Born in Kharkov City, Ukraine, Victor Plotnikov received his training at the Kiev-Ukraine School and the St. Petersburg Vaganova Ballet Academy. From 1987 to 1990, he was a soloist with Donetsk Ballet Company in the Ukraine. Plotnikov held principal dancer positions at Ballet Mississippi and Tulsa Ballet Theatre between 1990 and 1993, before joining Boston Ballet as a principal dancer in 1993, where he performed until 2006. He has danced major roles in extensive classical and contemporary ballets by many of the major choreographers, and has toured extensively in Russia and the U.S.

Award-winning designer Nikolay Simonov is a star of Russian theatre, coming from Moscow to design this production. A graduate of the scenery art faculty of the M. B. Grekov Art School in Rostov-on-Don, Simonov started working at the Theatre of the Young Spectator in Vologda, later moved to the Krasnodar Drama Theatre, and in 1990 continued on to the Rostov Academic Youth Theatre, where he worked as chief designer for 12 years. He is currently head of scenic design of the current Moscow Art Theatre.

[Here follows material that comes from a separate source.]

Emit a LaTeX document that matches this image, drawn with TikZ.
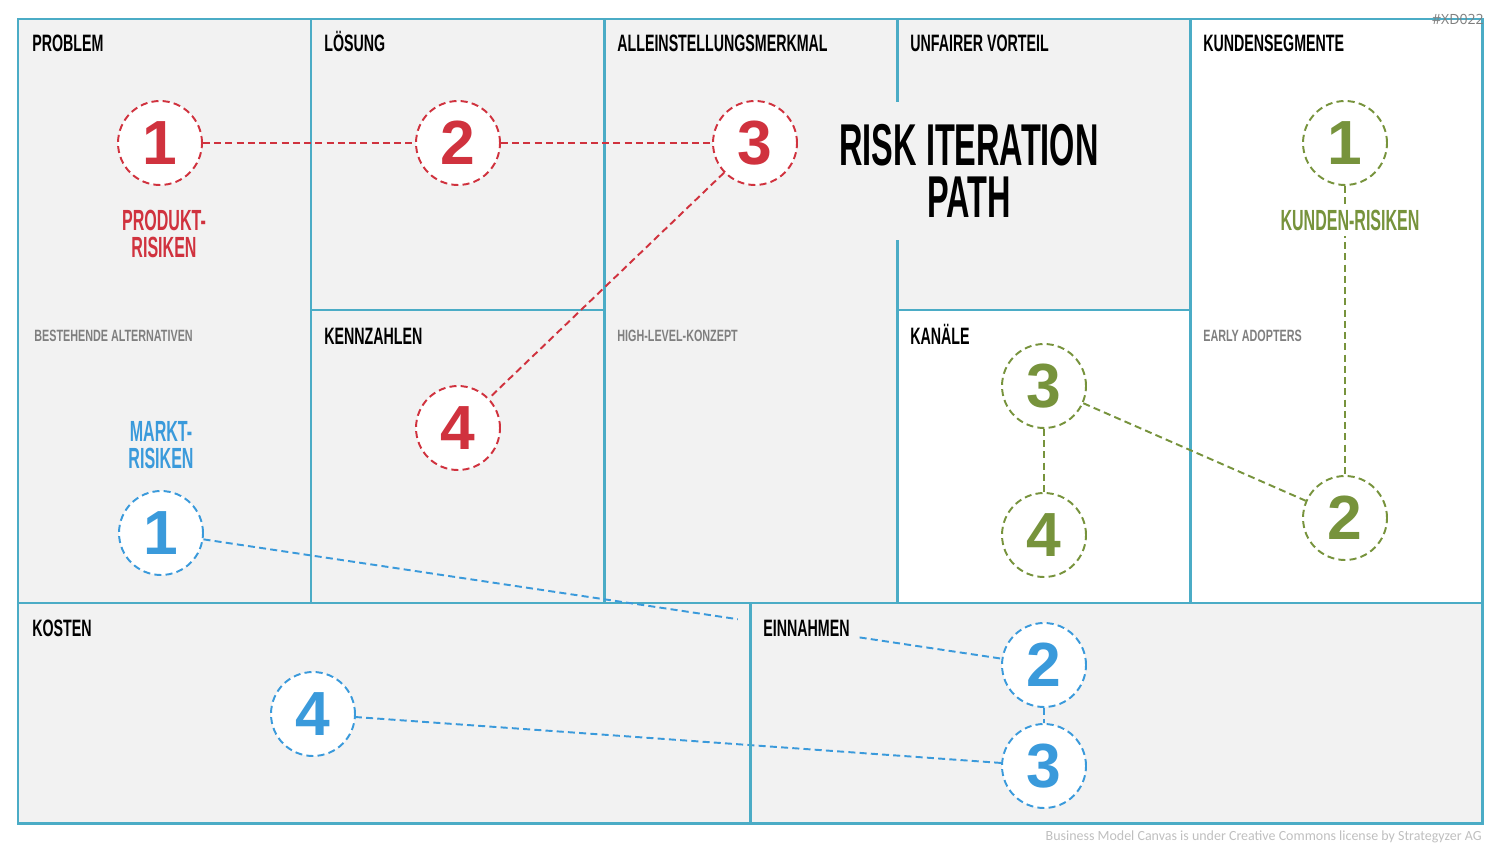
\documentclass[tikz,border=0pt]{standalone}
\usepackage{fontspec}
\setmainfont{Liberation Sans}
\newfontfamily\headfont[FakeStretch=0.6]{Liberation Sans Bold}
\newfontfamily\bigfont[FakeStretch=0.55]{Liberation Sans Bold}
\newfontfamily\smallfont[FakeStretch=0.66]{Liberation Sans Bold}
\newfontfamily\numfont{Liberation Sans Bold}
\newfontfamily\notefont{Carlito}
\newfontfamily\tagfont{Open Sans}
\usepackage{xcolor}
\definecolor{rahmen}{HTML}{4BACC6}
\definecolor{hell}{HTML}{F2F2F2}
\definecolor{rot}{HTML}{D0323E}
\definecolor{blau}{HTML}{3A9ADB}
\definecolor{gruen}{HTML}{77933C}
\definecolor{grau}{HTML}{7F7F7F}
\definecolor{blass}{HTML}{BFBFBF}

\begin{document}
\begin{tikzpicture}[x=0.02cm, y=-0.02cm,
    kreis/.style={circle, draw=#1, text=#1, fill=white, line width=1.1pt,
      dash pattern=on 4pt off 2.4pt, minimum size=1.68cm, inner sep=0pt,
      font=\numfont\fontsize{35.5}{36}\selectfont},
    pfad/.style={draw=#1, line width=1.1pt, dash pattern=on 4pt off 2.4pt},
    kopf/.style={anchor=base west, inner sep=0pt, font=\headfont\fontsize{13.5}{16}\selectfont},
    hinweis/.style={anchor=base west, inner sep=0pt, text=grau, font=\smallfont\fontsize{9.3}{10}\selectfont},
    risiko/.style={align=center, inner sep=0pt, text=#1, font=\bigfont\fontsize{16.6}{15.3}\selectfont},
    linie/.style={draw=rahmen, line width=1.7pt}]

    \useasboundingbox (0,0) rectangle (1500,844);

    % Felder
    \fill[hell] (18,19) rectangle (1482,823);
    \fill[white] (897,310) rectangle (1190,603);
    \fill[white] (1190,19) rectangle (1482,603);

    % Raster
    \draw[linie] (18,19) rectangle (1482,823);
    \draw[linie] (18,603) -- (1482,603);
    \draw[linie] (311,19) -- (311,603);
    \draw[linie] (604,19) -- (604,603);
    \draw[linie] (897,19) -- (897,603);
    \draw[linie] (1190,19) -- (1190,603);
    \draw[linie] (311,310) -- (604,310);
    \draw[linie] (897,310) -- (1190,310);

    % Kopfzeilen
    \node[kopf] (problem) at (32,52) {PROBLEM};
    \node[kopf] (loesung) at (324,52) {LÖSUNG};
    \node[kopf] (usp) at (617,52) {ALLEINSTELLUNGSMERKMAL};
    \node[kopf] (vorteil) at (910,52) {UNFAIRER VORTEIL};
    \node[kopf] (segmente) at (1203,52) {KUNDENSEGMENTE};
    \node[kopf] (kennzahlen) at (324,344) {KENNZAHLEN};
    \node[kopf] (kanaele) at (910,344) {KANÄLE};
    \node[kopf] (kosten) at (32,636) {KOSTEN};

    % Unterpunkte
    \node[hinweis] (alternativen) at (34,341) {BESTEHENDE ALTERNATIVEN};
    \node[hinweis] (konzept) at (617,341) {HIGH-LEVEL-KONZEPT};
    \node[hinweis] (adopters) at (1203,341) {EARLY ADOPTERS};

    % Produkt-Risiken
    \node[kreis=rot] (p1) at (160,143) {1};
    \node[kreis=rot] (p2) at (458,143) {2};
    \node[kreis=rot] (p3) at (755,143) {3};
    \node[kreis=rot] (p4) at (458,428) {4};
    \draw[pfad=rot] (p1) -- (p2);
    \draw[pfad=rot] (p2) -- (p3);
    \draw[pfad=rot] (p3) -- (p4);
    \node[risiko=rot] (produkt) at (164,234) {PRODUKT-\\RISIKEN};

    % Kunden-Risiken
    \node[kreis=gruen] (k1) at (1345,143) {1};
    \node[kreis=gruen] (k2) at (1345,518) {2};
    \node[kreis=gruen] (k3) at (1044,386) {3};
    \node[kreis=gruen] (k4) at (1044,535) {4};
    \draw[pfad=gruen] (k1) -- (k2);
    \draw[pfad=gruen] (k3) -- (k2);
    \draw[pfad=gruen] (k3) -- (k4);
    \node[risiko=gruen, fill=white, inner sep=3pt] (kunden) at (1350,220.5) {KUNDEN-RISIKEN};

    % Markt-Risiken
    \node[kreis=blau] (m1) at (161,533) {1};
    \node[kreis=blau] (m2) at (1044,665) {2};
    \node[kreis=blau] (m3) at (1044,766) {3};
    \node[kreis=blau] (m4) at (313,714) {4};
    \draw[pfad=blau] (m1) -- (m2);
    \draw[pfad=blau] (m2) -- (m3);
    \draw[pfad=blau] (m3) -- (m4);
    \node[risiko=blau] (markt) at (161,445.5) {MARKT-\\RISIKEN};

    % Einnahmen (verdeckt den Pfad)
    \fill[hell] (738,606) rectangle (858,652);
    \draw[linie] (750,603) -- (750,823);
    \node[kopf] (einnahmen) at (763,636) {EINNAHMEN};

    % Titel
    \node[fill=hell, minimum width=6.1cm, minimum height=2.76cm, align=center, inner sep=0pt,
      font=\bigfont\fontsize{33.6}{30}\selectfont] (titel) at (969,171) {RISK ITERATION\\PATH};

    % Vermerke
    \node[anchor=base east, inner sep=0pt, text=grau, font=\tagfont\fontsize{8}{9}\selectfont] (tag) at (1484,25) {\#XD022};
    \node[anchor=base east, inner sep=0pt, text=blass, font=\notefont\fontsize{7.95}{9}\selectfont] (lizenz) at (1482,840)
      {Business Model Canvas is under Creative Commons license by Strategyzer AG};
\end{tikzpicture}
\end{document}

Composer Jakov Jakoulov is an author of three ballets, ten instrumental concertos, music for over 20 theatrical, TV and cinema productions and numerous symphonic, chamber and choral works. In recent years his music has been presented by Verbier Music Festival (Switzerland), Boston Symphony Tanglewood Contemporary Music Festival, "Future Classics" Series with Dallas Symphony Orchestra, New European Strings Orchestra, Armenian National Symphony Orchestra, Jerusalem Symphony Orchestra, International Arts Festivals in Edinburgh, Avignon, and Cortona, "Kammerspille," "Lilla," Bachanalia Festival Orchestra, Fort Worth Symphony, Juilliard Orchestra, among others.